• [Information provided]:

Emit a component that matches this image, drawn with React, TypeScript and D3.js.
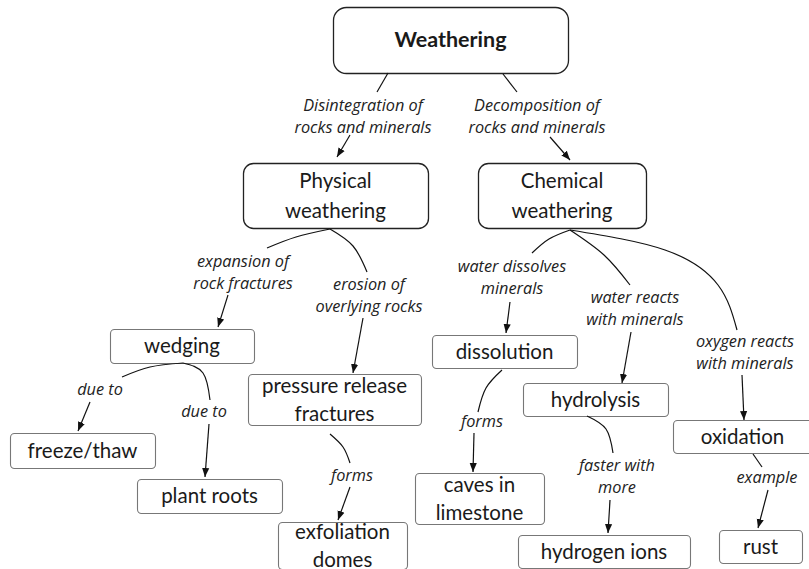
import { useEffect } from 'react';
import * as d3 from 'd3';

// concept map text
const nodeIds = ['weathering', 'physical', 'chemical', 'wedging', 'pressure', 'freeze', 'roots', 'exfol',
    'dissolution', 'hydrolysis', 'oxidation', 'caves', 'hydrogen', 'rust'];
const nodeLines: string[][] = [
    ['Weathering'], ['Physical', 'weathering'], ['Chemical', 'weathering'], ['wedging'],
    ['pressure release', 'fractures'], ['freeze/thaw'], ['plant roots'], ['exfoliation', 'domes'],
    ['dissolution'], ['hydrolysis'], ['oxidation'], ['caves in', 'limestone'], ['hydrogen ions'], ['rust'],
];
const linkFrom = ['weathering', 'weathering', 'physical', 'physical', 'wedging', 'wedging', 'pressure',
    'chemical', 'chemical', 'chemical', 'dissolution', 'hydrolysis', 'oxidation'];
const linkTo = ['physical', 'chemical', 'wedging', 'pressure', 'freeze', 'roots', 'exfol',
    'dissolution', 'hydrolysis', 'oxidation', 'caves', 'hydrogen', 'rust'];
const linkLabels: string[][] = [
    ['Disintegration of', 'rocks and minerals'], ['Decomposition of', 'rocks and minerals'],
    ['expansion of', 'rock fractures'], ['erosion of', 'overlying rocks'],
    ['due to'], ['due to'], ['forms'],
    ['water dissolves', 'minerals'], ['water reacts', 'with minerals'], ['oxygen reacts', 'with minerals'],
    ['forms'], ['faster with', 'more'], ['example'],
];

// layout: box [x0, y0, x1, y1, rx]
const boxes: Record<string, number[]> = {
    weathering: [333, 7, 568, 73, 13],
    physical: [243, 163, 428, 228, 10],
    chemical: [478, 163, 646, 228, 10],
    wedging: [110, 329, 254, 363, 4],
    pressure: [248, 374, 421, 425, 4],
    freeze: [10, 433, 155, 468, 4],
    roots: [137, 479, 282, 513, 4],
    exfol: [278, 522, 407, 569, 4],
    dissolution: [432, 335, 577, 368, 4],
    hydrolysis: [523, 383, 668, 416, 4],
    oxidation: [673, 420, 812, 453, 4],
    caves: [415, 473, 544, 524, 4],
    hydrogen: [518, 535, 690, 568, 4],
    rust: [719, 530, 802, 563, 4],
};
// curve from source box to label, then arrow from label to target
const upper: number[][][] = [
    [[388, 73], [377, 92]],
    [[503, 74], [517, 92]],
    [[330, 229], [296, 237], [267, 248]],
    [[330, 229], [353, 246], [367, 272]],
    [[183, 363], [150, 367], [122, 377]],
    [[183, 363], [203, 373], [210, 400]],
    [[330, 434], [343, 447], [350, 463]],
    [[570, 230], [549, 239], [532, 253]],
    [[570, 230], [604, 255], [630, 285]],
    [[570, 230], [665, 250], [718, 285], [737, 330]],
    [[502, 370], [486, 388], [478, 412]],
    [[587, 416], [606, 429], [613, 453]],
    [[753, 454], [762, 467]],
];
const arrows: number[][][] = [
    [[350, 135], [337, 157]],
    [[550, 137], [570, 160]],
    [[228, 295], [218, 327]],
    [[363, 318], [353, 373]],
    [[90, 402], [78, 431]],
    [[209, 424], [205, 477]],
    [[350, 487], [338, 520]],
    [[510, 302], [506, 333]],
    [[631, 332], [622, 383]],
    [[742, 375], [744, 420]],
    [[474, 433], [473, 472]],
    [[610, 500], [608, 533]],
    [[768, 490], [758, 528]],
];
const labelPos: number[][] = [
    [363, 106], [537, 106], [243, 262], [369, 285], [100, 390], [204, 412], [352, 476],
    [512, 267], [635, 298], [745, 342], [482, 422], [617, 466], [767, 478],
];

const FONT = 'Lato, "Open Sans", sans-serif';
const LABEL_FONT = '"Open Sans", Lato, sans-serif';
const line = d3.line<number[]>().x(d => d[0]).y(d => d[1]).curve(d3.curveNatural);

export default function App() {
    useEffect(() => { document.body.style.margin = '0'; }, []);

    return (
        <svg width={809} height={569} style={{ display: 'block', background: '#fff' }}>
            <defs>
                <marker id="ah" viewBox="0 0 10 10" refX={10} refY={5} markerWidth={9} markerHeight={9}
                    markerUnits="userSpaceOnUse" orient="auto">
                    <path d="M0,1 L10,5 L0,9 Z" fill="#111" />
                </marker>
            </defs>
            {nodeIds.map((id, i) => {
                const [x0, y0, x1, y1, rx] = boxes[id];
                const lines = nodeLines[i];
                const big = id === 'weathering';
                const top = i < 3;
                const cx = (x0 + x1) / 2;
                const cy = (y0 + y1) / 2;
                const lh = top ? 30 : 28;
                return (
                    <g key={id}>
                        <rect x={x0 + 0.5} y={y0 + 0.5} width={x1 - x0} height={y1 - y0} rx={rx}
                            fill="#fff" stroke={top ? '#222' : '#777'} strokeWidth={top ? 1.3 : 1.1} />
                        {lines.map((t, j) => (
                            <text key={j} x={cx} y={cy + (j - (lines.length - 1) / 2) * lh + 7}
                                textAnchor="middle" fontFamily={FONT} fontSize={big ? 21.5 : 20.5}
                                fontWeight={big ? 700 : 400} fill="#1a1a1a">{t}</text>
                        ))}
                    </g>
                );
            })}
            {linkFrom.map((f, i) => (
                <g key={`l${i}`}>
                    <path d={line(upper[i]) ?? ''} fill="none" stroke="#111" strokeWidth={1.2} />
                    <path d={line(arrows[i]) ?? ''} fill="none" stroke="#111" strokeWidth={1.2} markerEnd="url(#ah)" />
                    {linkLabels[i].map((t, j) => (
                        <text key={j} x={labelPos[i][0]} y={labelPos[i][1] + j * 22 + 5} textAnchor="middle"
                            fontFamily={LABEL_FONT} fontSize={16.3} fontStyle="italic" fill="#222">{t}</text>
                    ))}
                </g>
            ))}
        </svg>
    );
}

• [Directive]:
Copy nothing but the lines from the top of the material through the line holding "import * as d3 from 'd3';", exactly as written; omit pictures.

• [Task response]:
Emit a component that matches this image, drawn with React, TypeScript and D3.js.
import { useEffect } from 'react';
import * as d3 from 'd3';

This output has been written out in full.